Case Law Alone v. C. Brunsch, Inc., 28688

Alone v. C. Brunsch, Inc., 28688

Document Cited Authorities (29) Cited in (3) Related

ROBERT J. GALBRAITH, JOHN K. NOONEY of Nooney & Solay, LLP, Rapid City, South Dakota, Attorneys for defendant, third-party plaintiff, and appellant.

EVAN THOMPSON of Browning, Kaleczyc, Berry & Hoven, P.C., Helena, Montana, MARK F. MARSHALL of Bangs, McCullen, Butler, Foye & Simmons, LLP, Rapid City, South Dakota, Attorneys for appellees.

KERN, Justice

[¶1.] Third-party defendants, who are enrolled tribal members and a tribal housing authority, moved to dismiss a complaint filed against them for tortious conduct occurring exclusively on the Pine Ridge Indian Reservation. After a limited evidentiary hearing, the circuit court concluded it lacked jurisdiction and granted the motion pursuant to SDCL 15-6-12(b)(1). Third-party plaintiff appeals. We affirm.

Facts and Procedural History

[¶2.] On October 6, 2016, a duplex in Pine Ridge exploded after propane entered a joint crawl space between Units 157 and 158 through an uncapped gas line. A spark from the water heater pilot flame in Unit 158 most likely caused the catastrophic explosion, which demolished the duplex and killed four people, including Elfreda Ann Takes War Bonnett. Jennifer Chase Alone, her mother and the personal representative of her Estate, filed an action in state court against the building’s propane suppliers, Lakota Propane and Western Cooperative Company, Inc. (Western Co-op), on May 31, 2017. She alleged negligence, strict liability, and breach of warranty.

[¶3.] In the early stages of the litigation, the Oglala Sioux Housing Authority (Housing Authority) was not a party to the lawsuit.
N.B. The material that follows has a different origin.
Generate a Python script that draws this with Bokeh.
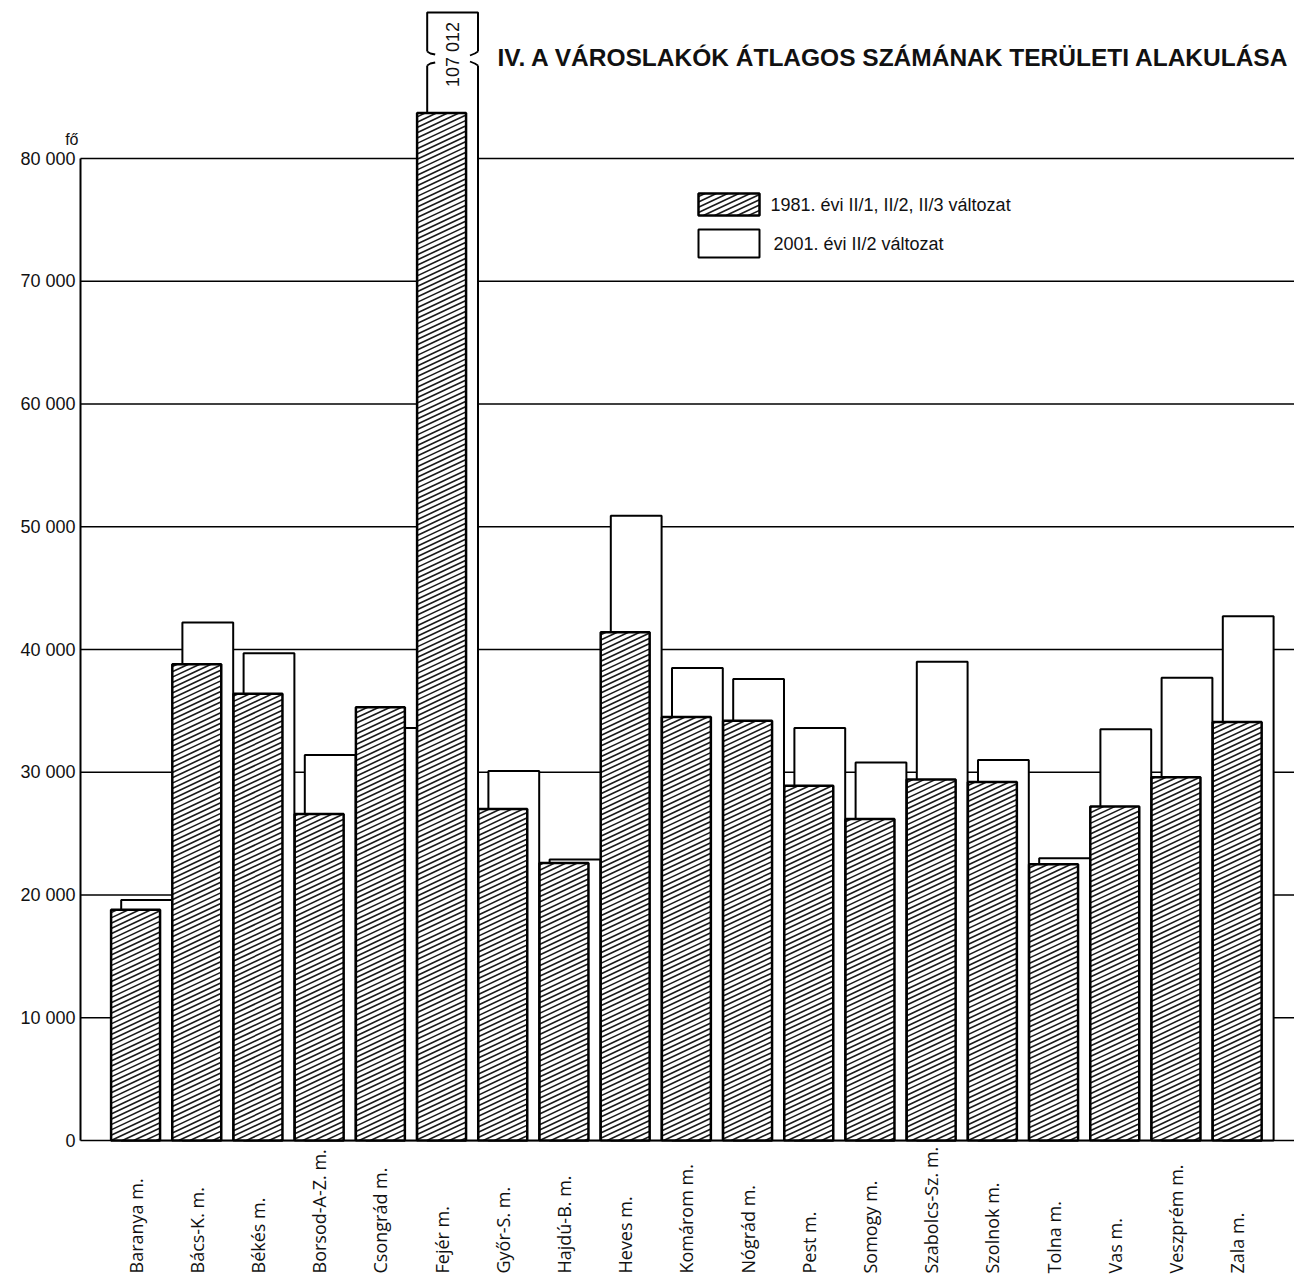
import math
from bokeh.plotting import figure
from bokeh.models import Range1d, FixedTicker, ColumnDataSource, Label, LinearAxis
from bokeh.core.properties import value
from bokeh.embed import file_html
from bokeh.resources import INLINE

# ---------------- data ----------------
counties = ["Baranya m.", "Bács-K. m.", "Békés m.", "Borsod-A-Z. m.", "Csongrád m.",
            "Fejér m.", "Győr-S. m.", "Hajdú-B. m.", "Heves m.", "Komárom m.",
            "Nógrád m.", "Pest m.", "Somogy m.", "Szabolcs-Sz. m.", "Szolnok m.",
            "Tolna m.", "Vas m.", "Veszprém m.", "Zala m."]
v1981 = [18800, 38800, 36400, 26600, 35300, 83700, 27000, 22600, 41400, 34500,
         34200, 28900, 26200, 29400, 29200, 22500, 27200, 29600, 34100]
v2001 = [19600, 42200, 39700, 31400, 33600, 107012, 30100, 22900, 50900, 38500,
         37600, 33600, 30800, 39000, 31000, 23000, 33500, 37700, 42700]
y_ticks = [0, 10000, 20000, 30000, 40000, 50000, 60000, 70000, 80000]
y_tick_labels = ["0", "10 000", "20 000", "30 000", "40 000", "50 000",
                 "60 000", "70 000", "80 000"]
legend_labels = ["1981. évi II/1, II/2, II/3 változat", "2001. évi II/2 változat"]
title_text = "IV. A VÁROSLAKÓK ÁTLAGOS SZÁMÁNAK TERÜLETI ALAKULÁSA"
unit_label = "fő"

# ---------------- layout (frame = whole canvas) ----------------
W, H = 1294, 1283
AXIS_PX, BASE_PX = 80, 1140       # page px of value axis and of zero line
SX = 61.2                         # px per category
SY = 982 / 80000                  # px per person
X_AXIS = -0.5                     # data x of the value axis
x_start = X_AXIS - AXIS_PX / SX
x_end = x_start + W / SX
y_end = BASE_PX / SY
y_start = -(H - BASE_PX) / SY


def px2x(px):
    return x_start + px / SX


def py2y(py):
    return (BASE_PX - py) / SY


HW = 0.80             # hatched bar width
WO, WW = 0.165, 0.83  # white bar offset and width
CAP = py2y(12)        # display cap (axis break)

p = figure(width=W, height=H, output_backend="svg", toolbar_location=None,
           x_range=Range1d(x_start, x_end), y_range=Range1d(y_start, y_end),
           x_axis_type=None, y_axis_type=None,
           min_border=0, min_border_left=0, min_border_right=0,
           min_border_top=0, min_border_bottom=0)
p.outline_line_color = None
p.background_fill_color = "white"
p.border_fill_color = "white"

# grid lines (drawn under the bars)
p.segment(x0=[X_AXIS] * len(y_ticks), y0=y_ticks, x1=[x_end] * len(y_ticks), y1=y_ticks,
          line_color="black", line_width=1.5)

ax = LinearAxis(ticker=FixedTicker(ticks=y_ticks), fixed_location=X_AXIS)
ax.major_label_overrides = {t: l for t, l in zip(y_ticks, y_tick_labels)}
ax.bounds = (0, 80000)
ax.axis_line_width = 2
ax.axis_line_color = "black"
ax.major_tick_out = 0
ax.major_tick_in = 0
ax.minor_tick_out = 0
ax.minor_tick_in = 0
ax.major_label_standoff = 5
ax.major_label_text_font = "Liberation Sans"
ax.major_label_text_font_size = "18px"
ax.major_label_text_color = "#111111"
p.add_layout(ax, "left")

n = len(counties)
idx = list(range(n))
w_top = [min(v, CAP) for v in v2001]
wsrc = ColumnDataSource(dict(l=[i + WO for i in idx], r=[i + WO + WW for i in idx],
                             b=[0] * n, t=w_top))
p.quad(left="l", right="r", bottom="b", top="t", source=wsrc,
       fill_color="white", line_color="black", line_width=2)

# axis break on the out-of-range bar
for i, v in enumerate(v2001):
    if v > CAP:
        wl, wr = i + WO, i + WO + WW
        g_hi, g_lo = py2y(51), py2y(65)
        dx = 3 / SX
        p.quad(left=[wl - dx, wr - dx], right=[wl + dx, wr + dx],
               bottom=[g_lo, g_lo], top=[g_hi, g_hi],
               fill_color="white", line_color=None)
        hk = 8 / SX
        p.multi_line(xs=[[wl, wl + hk * 0.4, wl + hk], [wl + hk, wl + hk * 0.4, wl],
                         [wr, wr - hk * 0.4, wr - hk], [wr - hk, wr - hk * 0.4, wr]],
                     ys=[[g_hi, g_hi - 2 / SY, g_hi - 3 / SY], [g_lo + 3 / SY, g_lo + 2 / SY, g_lo],
                         [g_hi, g_hi - 2 / SY, g_hi - 4 / SY], [g_lo + 4 / SY, g_lo + 2 / SY, g_lo]],
                     line_color="black", line_width=1.8)
        p.add_layout(Label(x=(wl + wr) / 2, y=py2y(54), text=f"{v:,}".replace(",", " "),
                           angle=math.pi / 2, text_align="center", text_baseline="middle",
                           text_font="Liberation Sans", text_font_size="18px",
                           text_color="#111111"))


def hatch(lefts, rights, bottoms, tops, m=0.47, d=5.3):
    x0s, y0s, x1s, y1s = [], [], [], []
    for l, r, b, t in zip(lefts, rights, bottoms, tops):
        xl, xr, yb, yt = l * SX, r * SX, b * SY, t * SY
        kmin = math.floor((yb - m * xr) / d)
        kmax = math.ceil((yt - m * xl) / d)
        for k in range(kmin, kmax + 1):
            c = k * d
            lo = max(xl, (yb - c) / m)
            hi = min(xr, (yt - c) / m)
            if hi - lo > 0.4:
                x0s.append(lo / SX); y0s.append((m * lo + c) / SY)
                x1s.append(hi / SX); y1s.append((m * hi + c) / SY)
    return dict(x0=x0s, y0=y0s, x1=x1s, y1=y1s)


hsrc = ColumnDataSource(dict(l=[float(i) for i in idx], r=[i + HW for i in idx],
                             b=[0] * n, t=v1981))
p.quad(left="l", right="r", bottom="b", top="t", source=hsrc,
       fill_color="white", line_color=None)
p.segment(x0="x0", y0="y0", x1="x1", y1="y1",
          source=ColumnDataSource(hatch(hsrc.data["l"], hsrc.data["r"], hsrc.data["b"], hsrc.data["t"])),
          line_color="#1a1a1a", line_width=1.6)
p.quad(left="l", right="r", bottom="b", top="t", source=hsrc,
       fill_color=None, line_color="black", line_width=2.5)

# category labels
lsrc = ColumnDataSource(dict(x=[i + HW / 2 for i in idx], y=[py2y(1273)] * n, text=counties))
p.text(x="x", y="y", text="text", source=lsrc, angle=math.pi / 2,
       text_align="left", text_baseline="middle",
       text_font=value("Open Sans"), text_font_size="18px", text_color="#111111")

# legend
lx0, lx1 = px2x(698), px2x(759)
hb = [py2y(215)], [py2y(193)]
p.quad(left=[lx0], right=[lx1], bottom=hb[0], top=hb[1], fill_color="white", line_color=None)
p.segment(x0="x0", y0="y0", x1="x1", y1="y1",
          source=ColumnDataSource(hatch([lx0], [lx1], hb[0], hb[1])),
          line_color="#1a1a1a", line_width=1.6)
p.quad(left=[lx0], right=[lx1], bottom=hb[0], top=hb[1], fill_color=None,
       line_color="black", line_width=2.5)
p.quad(left=[lx0], right=[lx1], bottom=[py2y(257)], top=[py2y(229)], fill_color="white",
       line_color="black", line_width=2)
for txt, px, py in zip(legend_labels, [770, 773], [204, 243]):
    p.add_layout(Label(x=px2x(px), y=py2y(py), text=txt, text_align="left",
                       text_baseline="middle", text_font="Liberation Sans",
                       text_font_size="18px", text_color="#111111"))

# title and unit
p.add_layout(Label(x=px2x(497), y=py2y(57), text=title_text, text_align="left",
                   text_baseline="middle", text_font="Liberation Sans",
                   text_font_style="bold", text_font_size="24.5px", text_color="#111111"))
p.add_layout(Label(x=px2x(78), y=py2y(139), text=unit_label, text_align="right",
                   text_baseline="middle", text_font="Liberation Sans",
                   text_font_size="16px", text_color="#111111"))

open("out.html", "w").write(file_html(p, INLINE))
At some point, however, Lakota Propane discovered that the Housing Authority had, in 2013, employed individuals to remove debris from Unit 157 after a fire damaged it. As part of the Housing Authority’s cleanup work, they shut off Lakota Propane’s gas services and removed a propane water heater.

[¶4.] Until the spring of 2016, the Unit remained vacant while the Housing Authority replaced several propane appliances in Unit 157 with electrical appliances. When installing the appliances, the employees of the Housing Authority allegedly did not check the gas lines from the previously removed propane appliances to ensure that they were capped. On March 18, 2016, Lakota Propane sold propane to the Housing Authority for the duplex. Gas from the uncapped lines eventually filled the crawl space beneath the units which led to the tragic explosion on October 6, 2016.

[¶5.] Lakota Propane requested and received information from the Housing Authority regarding the nature of the work done on the units and the names of the employees involved with maintaining it. Lakota Propane and Western Co-op then filed a third-party complaint against the Housing Authority and several tribal members in their individual capacities,1 alleging they caused the explosion by failing to cap one or more propane lines that had previously supplied gas to the propane appliances. Eventually, the court granted Western Co-op’s motion for summary judgment, dismissing it from the case after concluding it owed Takes War Bonnett no duty because it did not supply the propane that caused the explosion.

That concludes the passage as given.